Citation for the 2001 Frederick Douglass Book Prize
Two understandings of the Civil War emerged in post-bellum United States. One was the emancipationist vision which saw the war as an abolitionist triumph and an opportunity for the nation to realize the egalitarian promise of the Declaration of Independence. The other denied the significance of slavery and race either as a cause of the war or in its results, and instead emphasized the common valor and shared glory of Union and Confederate soldiers — or, at least, white ones — in the name of healing the sectional divide.
Race and Reunion traces the triumph of the reconciliationist vision and the retreat from equality. Central to this making and remaking of the memory of the Civil War was the reinterpretation of slavery, which emerged as a benign — if not benevolent institution —and a new understanding of race.
Blight’s book demonstrates how the memory of the war was as critical as the war itself in shaping American life after 1865, and hence the struggle was just as intense.
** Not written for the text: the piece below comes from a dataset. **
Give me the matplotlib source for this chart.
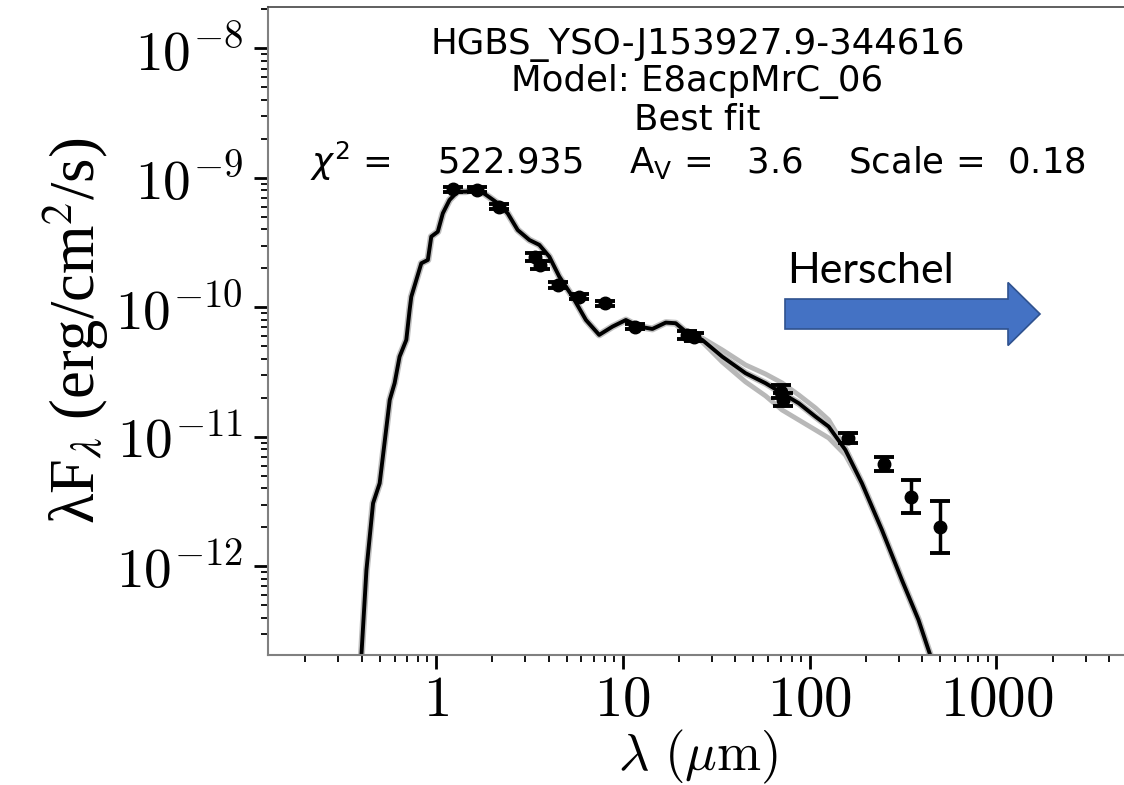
import numpy as np
import matplotlib
matplotlib.use("Agg")
import matplotlib.pyplot as plt
from matplotlib.patches import FancyArrow
from matplotlib.ticker import LogLocator, NullFormatter, FixedLocator, FixedFormatter

plt.rcParams['mathtext.fontset'] = 'cm'

# ---- observed photometry ----
obs_wav = [1.235, 1.66, 2.16, 3.4, 3.6, 4.5, 5.8, 8.0, 11.6, 22.0, 24.0, 70.0, 72.0, 160.0, 250.0, 350.0, 500.0]
obs_flux = [8.2e-10, 8.1e-10, 6.0e-10, 2.44e-10, 2.13e-10, 1.49e-10, 1.21e-10, 1.08e-10, 7.1e-11,
            6.1e-11, 5.9e-11, 2.23e-11, 1.93e-11, 9.8e-12, 6.2e-12, 3.46e-12, 2.03e-12]
obs_err_dex = [0.02, 0.02, 0.02, 0.03, 0.03, 0.02, 0.02, 0.02, 0.02,
               0.03, 0.03, 0.05, 0.05, 0.04, 0.055, 0.128, 0.20]

# ---- best-fit model (log10 of lambda F_lambda) ----
model_wav = [0.38, 0.398, 0.424, 0.460, 0.499, 0.565, 0.600, 0.638, 0.693, 0.722, 0.737, 0.834, 0.904,
             0.943, 1.022, 1.087, 1.181, 1.303, 1.450, 1.640, 1.854, 2.138, 2.418, 2.735, 3.159, 3.572,
             4.040, 4.568, 5.381, 6.345, 7.470, 8.801, 10.38, 12.22, 14.39, 16.97, 19.19, 21.70, 26.62,
             34.05, 45.40, 58.06, 71.23, 87.47, 107.4, 126.5, 155.3, 190.5, 243.7, 311.6, 382.6, 432.8, 490.0]
model_logflux = [-13.21, -12.697, -12.027, -11.512, -11.358, -10.714, -10.585, -10.380, -10.251, -10.019,
                 -9.917, -9.659, -9.633, -9.453, -9.415, -9.273, -9.170, -9.106, -9.106, -9.080, -9.131,
                 -9.195, -9.273, -9.402, -9.479, -9.517, -9.608, -9.762, -9.917, -10.097, -10.212, -10.148,
                 -10.097, -10.148, -10.166, -10.117, -10.122, -10.187, -10.251, -10.380, -10.508, -10.585,
                 -10.663, -10.740, -10.843, -10.920, -11.100, -11.358, -11.718, -12.104, -12.413, -12.645, -12.876]

# ---- other good-fit models (grey) ----
grey_wav = [19.19, 21.70, 26.62, 34.05, 45.40, 58.06, 71.23, 87.47, 107.4, 126.5, 155.3, 190.5, 243.7, 311.6]
grey_upper_logflux = [-10.122, -10.187, -10.236, -10.328, -10.444, -10.514, -10.583, -10.676, -10.776,
                      -10.869, -11.085, -11.355, -11.718, -12.104]
grey_lower_logflux = [-10.130, -10.200, -10.266, -10.421, -10.575, -10.683, -10.792, -10.869, -10.946,
                      -11.008, -11.139, -11.371, -11.730, -12.110]

xtick_vals = [1, 10, 100, 1000]
xtick_labels = ['1', '10', '100', '1000']
ytick_vals = [1e-12, 1e-11, 1e-10, 1e-9, 1e-8]
ytick_labels = [r'$10^{-12}$', r'$10^{-11}$', r'$10^{-10}$', r'$10^{-9}$', r'$10^{-8}$']

title_lines = ['HGBS_YSO-J153927.9-344616', 'Model: E8acpMrC_06', 'Best fit',
               r'$\chi^2$ =    522.935    A$_\mathrm{V}$ =   3.6    Scale =  0.18']

fig = plt.figure(figsize=(11.24, 7.85), dpi=100)
ax = fig.add_axes([268/1124, 130/785, 859/1124, 648/785])
ax.set_xscale('log')
ax.set_yscale('log')
ax.set_xlim(0.126, 5000)
ax.set_ylim(2.07e-13, 2.09e-8)

mw = np.array(model_wav)
for lf in (grey_upper_logflux, grey_lower_logflux):
    ax.plot(grey_wav, 10**np.array(lf), color='#b8b8b8', lw=3.5, zorder=1, solid_capstyle='round')
ax.plot(mw, 10**np.array(model_logflux), color='#c0c0c0', lw=5.0, zorder=1.5)
ax.plot(mw, 10**np.array(model_logflux), color='black', lw=2.8, zorder=2)

f = np.array(obs_flux)
e = np.array(obs_err_dex)
yerr = np.vstack([f - f*10**(-e), f*10**e - f])
ax.errorbar(obs_wav, f, yerr=yerr, fmt='o', color='black', ms=9, elinewidth=2.5,
            capsize=7, capthick=2.8, zorder=3)

for side in ('left', 'bottom'):
    ax.spines[side].set_color('#808080')
    ax.spines[side].set_linewidth(1.5)
ax.spines['top'].set_color('#444444')
ax.spines['top'].set_linewidth(1.2)
ax.spines['right'].set_visible(False)

ax.xaxis.set_major_locator(FixedLocator(xtick_vals))
ax.xaxis.set_major_formatter(FixedFormatter([r'$%s$' % s for s in xtick_labels]))
ax.xaxis.set_minor_locator(LogLocator(base=10, subs=np.arange(2, 10), numticks=20))
ax.xaxis.set_minor_formatter(NullFormatter())
ax.yaxis.set_major_locator(FixedLocator(ytick_vals))
ax.yaxis.set_major_formatter(FixedFormatter(ytick_labels))
ax.yaxis.set_minor_locator(LogLocator(base=10, subs=np.arange(2, 10), numticks=20))
ax.yaxis.set_minor_formatter(NullFormatter())
ax.tick_params(which='major', length=10, width=2, direction='out')
ax.tick_params(which='minor', length=5, width=1.3, direction='out')
ax.tick_params(axis='x', which='major', labelsize=41, pad=3)
ax.tick_params(axis='y', which='major', labelsize=40, pad=8)

ax.set_xlabel(r'$\lambda\ (\mu\mathrm{m})$', fontsize=38)
ax.xaxis.set_label_coords(0.5, -(757 - 655) / 648)
ax.xaxis.label.set_va('center')
ax.set_ylabel(r'λF$_\lambda$ (erg/cm$^2$/s)', fontsize=45, family='Liberation Serif',
              math_fontfamily='stix', labelpad=3)

ax.text(0.5, 0.968, '\n'.join(title_lines), transform=ax.transAxes, ha='center', va='top',
        fontsize=25.6, family='DejaVu Sans', math_fontfamily='dejavusans', linespacing=1.1)

ax.text(787/1124, (785-283)/785, 'Herschel', transform=fig.transFigure, fontsize=31,
        family='Lato', ha='left', va='baseline')
arrow = FancyArrow(7.85, 4.71, 2.55, 0, width=0.30, head_width=0.63, head_length=0.32,
                   length_includes_head=True, transform=fig.dpi_scale_trans,
                   facecolor='#4472C4', edgecolor='#2F528F', lw=1.2)
fig.patches.append(arrow)

fig.savefig('out.png', dpi=100)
The terrain of the struggle, moreover, was equally broad; Blight surveys the history, politics, literature, and public culture of the period. While the reconciliationists carried the day, a neo-abolitionist oppositional tradition — nurtured largely in black communities — also developed. Race and Reunion follows those two traditions over the course of a long half century, in the process demonstrating how the memory of slavery, war, and Reconstruction became the lynchpin of the new system white supremacy. The costs of sectional reconciliation were tragically high. The nation healed; the races divided.
Blight’s book is deeply rooted in the history of post-bellum America, but it addresses matters of social justice and national reconciliation that reach beyond American history and appear to be much with us today.